Both men urged governments not just to ensure that the necessary fuel infrastructure would be in place for hydrogen but also to provide sufficient incentives for transport companies to shift to greener trucks.
About 300 high-performance hydrogen refueling points would be needed in Europe by 2025 and 1,000 by 2030, the companies said.
Of the need to build the infrastructure at the same time as the trucks, Lundstedt said: “It can be seen as a chicken and egg. But we have said we will go for it. We will deliver the chicken. Someone else can deliver the egg.”
Conceding that hydrogen and battery-powered trucks would remain more expensive than those powered by diesel “at least for the next 15 years,” Daum noted that customers typically spent three to four times more on fuel over a truck’s lifespan than on the vehicle itself.
He added that early adopters—who would otherwise have to “pay a penalty” with high prices—could be helped by government support through the EU’s Green Deal or other incentives.

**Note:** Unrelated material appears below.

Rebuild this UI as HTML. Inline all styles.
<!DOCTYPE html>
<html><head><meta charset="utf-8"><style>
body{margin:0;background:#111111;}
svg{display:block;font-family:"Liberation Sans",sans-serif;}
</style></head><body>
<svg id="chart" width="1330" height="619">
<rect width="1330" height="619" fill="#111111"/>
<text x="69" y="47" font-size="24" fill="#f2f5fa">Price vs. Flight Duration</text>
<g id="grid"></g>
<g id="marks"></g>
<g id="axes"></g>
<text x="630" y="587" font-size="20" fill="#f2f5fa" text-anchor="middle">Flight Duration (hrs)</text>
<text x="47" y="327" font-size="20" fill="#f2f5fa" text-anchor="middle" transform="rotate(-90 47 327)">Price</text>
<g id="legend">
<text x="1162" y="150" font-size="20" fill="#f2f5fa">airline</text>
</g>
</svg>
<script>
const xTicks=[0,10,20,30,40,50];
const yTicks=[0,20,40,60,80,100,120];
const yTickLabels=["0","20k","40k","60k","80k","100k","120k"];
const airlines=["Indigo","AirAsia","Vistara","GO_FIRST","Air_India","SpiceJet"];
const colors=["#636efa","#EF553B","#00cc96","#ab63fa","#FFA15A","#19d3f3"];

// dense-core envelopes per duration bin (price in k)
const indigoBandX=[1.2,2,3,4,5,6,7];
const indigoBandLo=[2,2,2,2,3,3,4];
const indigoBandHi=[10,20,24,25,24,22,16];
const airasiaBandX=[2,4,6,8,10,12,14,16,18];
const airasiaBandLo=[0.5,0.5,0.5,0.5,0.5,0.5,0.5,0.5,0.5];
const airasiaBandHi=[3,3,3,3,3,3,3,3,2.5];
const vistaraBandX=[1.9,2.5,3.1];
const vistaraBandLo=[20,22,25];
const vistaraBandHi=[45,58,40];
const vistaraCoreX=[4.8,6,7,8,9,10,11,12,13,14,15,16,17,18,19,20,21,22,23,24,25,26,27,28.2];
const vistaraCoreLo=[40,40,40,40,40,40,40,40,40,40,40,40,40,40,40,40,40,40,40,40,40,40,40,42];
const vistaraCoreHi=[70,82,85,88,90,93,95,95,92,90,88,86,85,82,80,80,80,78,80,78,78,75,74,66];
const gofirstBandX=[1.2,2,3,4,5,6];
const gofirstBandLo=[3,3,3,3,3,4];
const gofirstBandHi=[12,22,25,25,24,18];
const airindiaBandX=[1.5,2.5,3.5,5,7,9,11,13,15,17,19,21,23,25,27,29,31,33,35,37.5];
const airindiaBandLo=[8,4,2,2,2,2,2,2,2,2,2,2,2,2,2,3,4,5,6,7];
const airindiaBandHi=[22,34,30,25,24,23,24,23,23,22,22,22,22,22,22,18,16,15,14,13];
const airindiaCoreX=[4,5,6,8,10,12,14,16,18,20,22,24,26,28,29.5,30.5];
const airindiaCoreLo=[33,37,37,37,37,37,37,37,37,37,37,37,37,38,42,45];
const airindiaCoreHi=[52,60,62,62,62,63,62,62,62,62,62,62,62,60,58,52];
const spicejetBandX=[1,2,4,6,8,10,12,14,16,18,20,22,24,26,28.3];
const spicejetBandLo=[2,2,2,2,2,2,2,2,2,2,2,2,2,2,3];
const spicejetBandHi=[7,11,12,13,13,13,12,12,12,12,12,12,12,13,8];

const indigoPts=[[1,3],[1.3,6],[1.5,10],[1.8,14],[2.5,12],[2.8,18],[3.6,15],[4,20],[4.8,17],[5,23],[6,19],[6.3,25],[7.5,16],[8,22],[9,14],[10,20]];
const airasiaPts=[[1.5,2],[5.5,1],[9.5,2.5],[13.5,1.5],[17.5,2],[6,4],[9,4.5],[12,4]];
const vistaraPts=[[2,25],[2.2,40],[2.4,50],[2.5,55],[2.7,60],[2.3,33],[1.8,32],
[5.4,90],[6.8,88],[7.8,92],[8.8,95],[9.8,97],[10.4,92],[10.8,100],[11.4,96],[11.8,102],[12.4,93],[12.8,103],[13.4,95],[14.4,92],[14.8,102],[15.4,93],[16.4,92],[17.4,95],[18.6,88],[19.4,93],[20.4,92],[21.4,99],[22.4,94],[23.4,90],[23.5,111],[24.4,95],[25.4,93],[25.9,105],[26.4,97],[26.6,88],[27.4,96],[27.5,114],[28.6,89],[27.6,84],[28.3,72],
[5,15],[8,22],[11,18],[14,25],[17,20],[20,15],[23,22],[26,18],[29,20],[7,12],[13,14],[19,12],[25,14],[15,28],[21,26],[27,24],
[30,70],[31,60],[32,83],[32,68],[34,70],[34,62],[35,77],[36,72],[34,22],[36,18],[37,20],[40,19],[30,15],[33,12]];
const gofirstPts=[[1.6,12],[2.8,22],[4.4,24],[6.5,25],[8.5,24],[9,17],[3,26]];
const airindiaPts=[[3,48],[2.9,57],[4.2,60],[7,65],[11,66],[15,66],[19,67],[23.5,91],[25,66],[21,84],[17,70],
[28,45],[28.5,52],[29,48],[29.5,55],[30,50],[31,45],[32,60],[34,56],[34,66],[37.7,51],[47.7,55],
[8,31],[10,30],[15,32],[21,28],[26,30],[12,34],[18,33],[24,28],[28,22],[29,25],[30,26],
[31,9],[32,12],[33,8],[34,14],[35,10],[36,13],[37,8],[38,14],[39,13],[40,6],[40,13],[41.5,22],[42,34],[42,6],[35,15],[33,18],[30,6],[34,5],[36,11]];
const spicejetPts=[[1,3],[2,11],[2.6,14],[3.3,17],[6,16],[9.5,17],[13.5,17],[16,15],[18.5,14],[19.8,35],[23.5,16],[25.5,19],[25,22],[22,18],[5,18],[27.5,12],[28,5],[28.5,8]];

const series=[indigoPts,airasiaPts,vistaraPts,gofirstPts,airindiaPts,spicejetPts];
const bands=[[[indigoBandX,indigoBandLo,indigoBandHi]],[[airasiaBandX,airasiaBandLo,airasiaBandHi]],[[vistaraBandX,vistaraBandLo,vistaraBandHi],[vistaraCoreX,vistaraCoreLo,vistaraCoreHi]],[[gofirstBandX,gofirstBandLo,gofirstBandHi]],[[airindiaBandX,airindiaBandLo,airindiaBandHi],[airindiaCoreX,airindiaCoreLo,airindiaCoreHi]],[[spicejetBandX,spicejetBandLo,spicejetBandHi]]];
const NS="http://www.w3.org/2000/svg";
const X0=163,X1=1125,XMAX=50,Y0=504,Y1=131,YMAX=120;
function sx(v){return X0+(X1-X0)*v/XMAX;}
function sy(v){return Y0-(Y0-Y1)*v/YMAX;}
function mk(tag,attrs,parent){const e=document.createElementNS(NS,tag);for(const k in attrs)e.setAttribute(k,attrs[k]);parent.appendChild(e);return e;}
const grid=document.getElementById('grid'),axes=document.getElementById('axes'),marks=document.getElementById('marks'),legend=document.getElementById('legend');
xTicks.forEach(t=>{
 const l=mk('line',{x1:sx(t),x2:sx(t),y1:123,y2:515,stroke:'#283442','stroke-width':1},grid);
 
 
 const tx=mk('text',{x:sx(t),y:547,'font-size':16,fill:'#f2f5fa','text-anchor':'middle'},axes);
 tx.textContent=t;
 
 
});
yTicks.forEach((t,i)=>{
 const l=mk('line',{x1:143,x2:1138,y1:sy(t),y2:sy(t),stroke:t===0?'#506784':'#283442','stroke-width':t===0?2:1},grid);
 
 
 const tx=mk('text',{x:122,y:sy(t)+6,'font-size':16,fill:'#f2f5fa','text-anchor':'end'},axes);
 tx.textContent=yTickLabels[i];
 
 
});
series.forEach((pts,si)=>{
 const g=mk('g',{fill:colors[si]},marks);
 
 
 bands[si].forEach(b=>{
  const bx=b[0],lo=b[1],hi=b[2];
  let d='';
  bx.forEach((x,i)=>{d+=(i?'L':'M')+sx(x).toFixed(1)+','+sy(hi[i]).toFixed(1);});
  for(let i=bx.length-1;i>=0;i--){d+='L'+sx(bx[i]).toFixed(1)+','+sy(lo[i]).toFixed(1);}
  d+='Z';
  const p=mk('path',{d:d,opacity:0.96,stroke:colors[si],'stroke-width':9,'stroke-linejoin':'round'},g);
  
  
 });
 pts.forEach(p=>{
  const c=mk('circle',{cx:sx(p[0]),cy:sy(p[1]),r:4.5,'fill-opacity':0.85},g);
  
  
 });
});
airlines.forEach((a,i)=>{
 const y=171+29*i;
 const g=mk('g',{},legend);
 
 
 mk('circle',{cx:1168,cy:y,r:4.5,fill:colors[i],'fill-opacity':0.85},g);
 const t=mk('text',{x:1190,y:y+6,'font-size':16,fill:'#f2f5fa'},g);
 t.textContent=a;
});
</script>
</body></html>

But he said that, by the tipping point in 2027, a proper price for CO2 would be better as there would be too many trucks for subsidies.
Lundstedt stressed the truckmakers’ commitment was also important in terms of helping develop green hydrogen, made using renewable energy rather than natural gas as is common now, as other heavy industries such as shipping and steel consider the fuel. “This joint venture is a clear stick in the ground” from the truckmakers, he said.